I also never liked what they did with Ford, especially because he was one of my favorite characters during season 1. It took me a while to accept Ronan as his replacement too, because he felt too much like a forced “badass dude.” As in, the script was trying to tell us he was a major badass, instead of him just becoming one. I would’ve much preferred Ford to stay on the team. More on that when we get to Atlantis, I guess.
@49 – Chris: I was really bummed about Lt. Ford, because I liked the character, he was a professional, non-angry black man soldier. I had checked his ancestry the other day, so I’m glad I got it right… but I didn’t know his dad was a honorary Cree. My father was made a honorary African Uruguayan by a local AU rights organization, so the paralellism here is funny to me.
The treatment on Russians this show had was not espetacular as well. There was one good Russian (the attachee who lived in the base), but the rest usually either suffered horrible deaths, was controlled or tricked by goa’uld (like the russian president in an episode) or had their surname completely botched up (Marina Sirtis character, whose surname didn’t decline to her gender).
@44 I haven’t seen the episode, but I’d put pretty good money on that sulphur mine location actually being Vancouver docks – there is (or was) a depot there with two massive piles of sulphur just kind of sitting there.
I so agree that “Emancipation” is the worst episode of this season. I could barely sit through it the first time it aired, and certainly can’t rewatch it. Soon Tek Oh is wasted, as are the rest of the cast. “Cold Lazarus” has always been one of my favorite episodes, because it gives such depth and insight into O’Neill’s character. RDA did a magnificent job of portraying the differences between O’Neill and duplicate O’Neill and he conveyed the pain of loss so brilliantly. Best episode of the season — Toss-up between “Children of the Gods” and “Within the Serpent’s Grasp”. The biggest villain of the season isn’t the Goa’uld, it’s Senator Kinsey.
Pretty chuffed to hear a new Stargate SG1 novel (by Keith DeCandido himself!) is coming out! Especially as I guess BigFinish recently lost its Stargate license?

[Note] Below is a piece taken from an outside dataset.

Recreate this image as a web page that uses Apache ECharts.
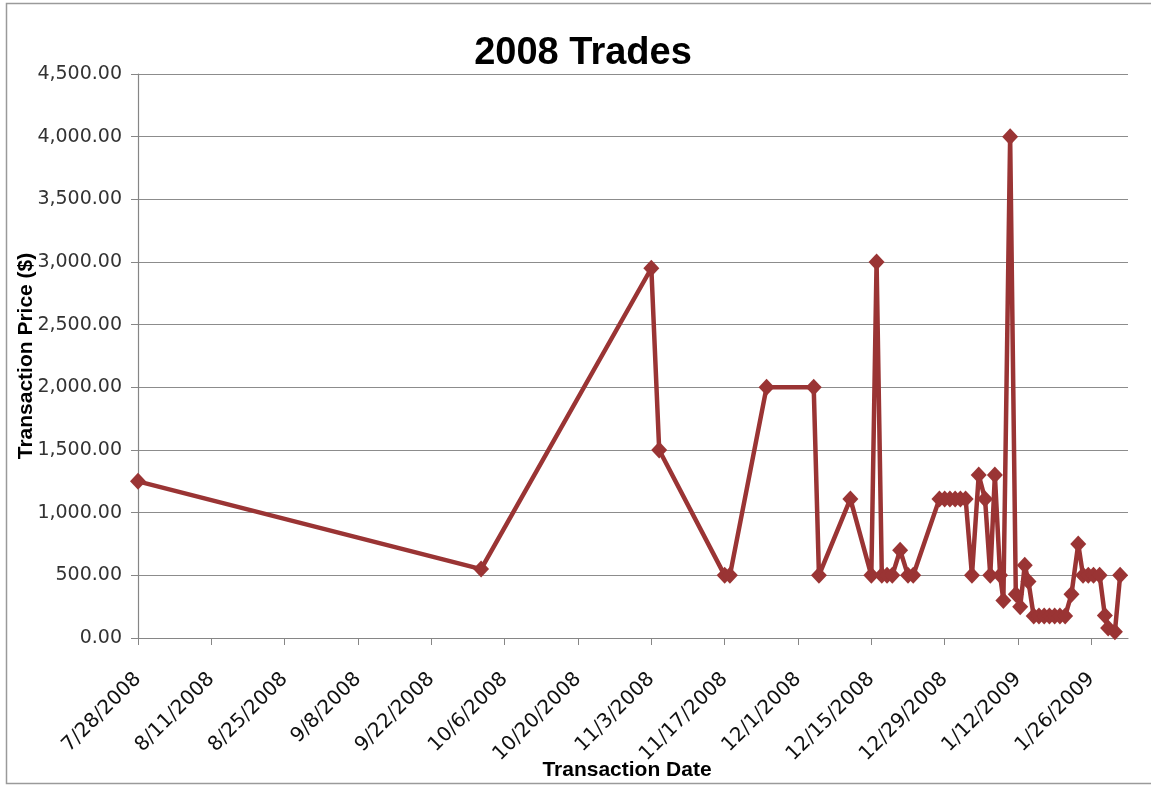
<!DOCTYPE html>
<html>
<head>
<meta charset="utf-8">
<script src="https://cdn.jsdelivr.net/npm/echarts@6/dist/echarts.min.js"></script>
<style>
html,body{margin:0;padding:0;background:#fff;}
#chart{width:1151px;height:785px;}
</style>
</head>
<body>
<div id="chart"></div>
<script>
// ---- data ----
var tradeDates = [
  '2008-07-28', '2008-10-01 12:00', '2008-11-03', '2008-11-04 12:00', '2008-11-17', '2008-11-18',
  '2008-11-25', '2008-12-04', '2008-12-05', '2008-12-11', '2008-12-15', '2008-12-16',
  '2008-12-17', '2008-12-18', '2008-12-19', '2008-12-20 12:00', '2008-12-22', '2008-12-23',
  '2008-12-28', '2008-12-29', '2008-12-30', '2008-12-31', '2009-01-01', '2009-01-02',
  '2009-01-03 05:00', '2009-01-04 12:00', '2009-01-05 17:00', '2009-01-06 17:00', '2009-01-07 14:00', '2009-01-08 14:00',
  '2009-01-09 05:00', '2009-01-10 12:00', '2009-01-11 14:00', '2009-01-12 10:00', '2009-01-13 07:00', '2009-01-14',
  '2009-01-15', '2009-01-16', '2009-01-17', '2009-01-18', '2009-01-19', '2009-01-20', '2009-01-21',
  '2009-01-22 05:00', '2009-01-23 12:00', '2009-01-24 10:00', '2009-01-25 10:00', '2009-01-26 10:00', '2009-01-27 14:00',
  '2009-01-28 14:00', '2009-01-29 05:00', '2009-01-30 12:00', '2009-01-31 12:00'
];
var tradePrices = [
  1250, 550, 2950, 1500, 500, 500,
  2000, 2000, 500, 1110, 500, 3000,
  500, 500, 500, 700, 500, 500,
  1110, 1110, 1110, 1110, 1110, 1110,
  500, 1300, 1110, 500, 1300, 500,
  300, 4000, 350, 250, 580, 450,
  175, 175, 175, 175, 175, 175, 175,
  350, 750, 500, 500, 500, 500,
  180, 80, 50, 500
];
var axisStartDate = '2008-07-28';
var axisEndDate = '2009-02-02';
var tickStepDays = 14;
var yMin = 0, yMax = 4500, yStep = 500;

// ---- helpers ----
function parseUTC(s) {
  var parts = s.split(' ');
  var d = parts[0].split('-');
  var t = parts[1] ? parts[1].split(':') : ['0', '0'];
  return Date.UTC(+d[0], +d[1] - 1, +d[2], +t[0], +t[1]);
}
var DAY = 86400000;
var base = parseUTC(axisStartDate);
function dayIndex(s) { return (parseUTC(s) - base) / DAY; }
function dayLabel(v) {
  var dt = new Date(base + Math.round(v) * DAY);
  return (dt.getUTCMonth() + 1) + '/' + dt.getUTCDate() + '/' + dt.getUTCFullYear();
}
function money(v) {
  return v.toFixed(2).replace(/\B(?=(\d{3})+(?!\d))/g, ',');
}

var points = tradeDates.map(function (d, i) { return [dayIndex(d), tradePrices[i]]; });

var chart = echarts.init(document.getElementById('chart'), null, {renderer: 'canvas'});
var axisColor = '#868686';
var lineColor = '#9a3434';

chart.setOption({
  animation: false,
  backgroundColor: '#ffffff',
  title: {
    text: '2008 Trades',
    left: 578, top: 30,
    textAlign: 'center',
    textStyle: {fontFamily: 'Liberation Sans, Arial, sans-serif', fontWeight: 'bold', fontSize: 38, color: '#000'}
  },
  graphic: [{
    type: 'rect', silent: true,
    shape: {x: 6.5, y: 3.5, width: 1160, height: 780},
    style: {fill: 'none', stroke: '#9a9a9a', lineWidth: 1.5}
  }],
  grid: {left: 138, right: 23, top: 74, bottom: 147, containLabel: false, outerBoundsMode: 'none'},
  xAxis: {
    type: 'value',
    min: 0,
    max: dayIndex(axisEndDate),
    interval: tickStepDays,
    name: 'Transaction Date',
    nameLocation: 'middle',
    nameGap: 122,
    nameMoveOverlap: false,
    nameTextStyle: {fontFamily: 'Liberation Sans, Arial, sans-serif', fontWeight: 'bold', fontSize: 21, color: '#000', verticalAlign: 'top', padding: [0, 12, 0, 0]},
    splitLine: {show: false},
    axisLine: {show: true, lineStyle: {color: axisColor, width: 1.2}},
    axisTick: {show: true, length: 7, inside: false, lineStyle: {color: axisColor}},
    axisLabel: {
      rotate: 45, margin: 38, showMaxLabel: false,
      fontFamily: 'DejaVu Sans, sans-serif', fontSize: 20, color: '#111',
      formatter: function (v) { return dayLabel(v); }
    }
  },
  yAxis: {
    type: 'value',
    min: yMin, max: yMax, interval: yStep,
    name: 'Transaction Price ($)',
    nameLocation: 'middle',
    nameGap: 112,
    nameMoveOverlap: false,
    nameTextStyle: {fontFamily: 'Liberation Sans, Arial, sans-serif', fontWeight: 'bold', fontSize: 21, color: '#000', verticalAlign: 'middle'},
    axisLine: {show: true, lineStyle: {color: axisColor, width: 1.2}},
    axisTick: {show: true, length: 7, inside: false, lineStyle: {color: axisColor}},
    splitLine: {show: true, lineStyle: {color: '#8c8c8c', width: 1.2}},
    axisLabel: {
      margin: 16,
      fontFamily: 'DejaVu Sans, sans-serif', fontSize: 19, color: '#333',
      formatter: function (v) { return money(v); }
    }
  },
  series: [{
    type: 'line',
    data: points,
    clip: false,
    symbol: 'diamond',
    symbolSize: [16, 17],
    showAllSymbol: true,
    itemStyle: {color: lineColor},
    lineStyle: {color: lineColor, width: 4.5},
    emphasis: {disabled: true}
  }]
});
</script>
</body>
</html>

Good wrap up of Season One – yes, Emancipation was uncomfortably, unwatchably bad, The Broca Divide almost so. And the early sets and guest actors were a reminder that this show had a comparatively low budget, but a low budget used smartly.
Armin Shimmerman was so wonderful in The Nox – he really evoked an alien being and not only transcended his costume but made it more noble while doing so. And his appearance was a foretelling the Wayward Home for Genre Actors that series would warmly become.
And the little nods to SciFi tropes showed a wisdom about them, while often successful turning them on their heads and making them entertaining, not overdone. Spock’s evil empire goatee ending up on Teal’c’s head in There But for the Grace of God, for example. When the Body Swap episode came up in the next season I was actually feeling excited by the idea because of this. And the Time Travel episode. And the…
But it was that amazing, charismatic, wonderful cast that made this season so watchable – their chemistry with each other, and their obvious talent making characters it was so easy to like and care about. I don’t think I’ve seen the like anywhere (which is a great pity.)
I’m sorry I missed this show the first time around but I know I’ll watch it again and again now.
@55/JanKafka – Yes, Big Finish lost their license for the audio, but Fandemonium is still doing novels and anthologies.
@56 MeredithP – thank you, that’s good news for us Stargate fans, new and old. Fandemonium obviously knows what’s good.
@9 – “Emancipation” does attempt to explain that the sequestration of women was not part of the original Mongol culture but a response to the Goa’uld kidnapping and enslaving their people early in their history on that world. However, that makes Daniel’s assertion that it is a chance to study a “way of life that has been extinct for 900 years” amusingly ironic.
@58/Crusader75: Except that doesn’t make sense, because the offworld Mongols were shown to be still practicing a nomadic way of life, and as I said, a nomadic people simply can’t afford to isolate half their population. They need everyone to pull their weight and participate in moving the population around, not to mention obtaining and managing their limited resources (hunting, herding) and defending themselves from threats. That’s why sequestration of women only ever caught on in sedentary societies — because they’re the only ones that can pull it off, logistically speaking.
Not to mention that, of course, the horse-nomad way of life has not been extinct for 900 years. There are still horse nomads in Central Asia today.
@59 – Oh , I was not claiming it made much sense, just that they did acknowledge that it was not part of historical Mongol culture. And show how being at the mercy of the Goa’uld might have had negative influences.
I guess Dr. Jackson was no expert on East Asian cultures (the 900 years thing was quoting part of his dialogue justifying staying to explore despite the awkward and humiliating position it put Carter in).
One of my problems with SG-1 was the transformation of the sleek and deadly (and eerily quiet) alien bodyguards into the clumsy, boot-pounding stormtrooper-esque jaffa serpent guards.
They both work in their own ways, but stormtroopers (who cannot hit a barn wall at 20 pages) does seem to be a bit more cliche.
@61:
Plot armour is really, really tough to break. Our TV Heroes have it in spades. Its the nature of the beast.
My son and I are watching season one (his first time, we watched the film first), and boy, is Emancipation bad! It’s embarassingly so.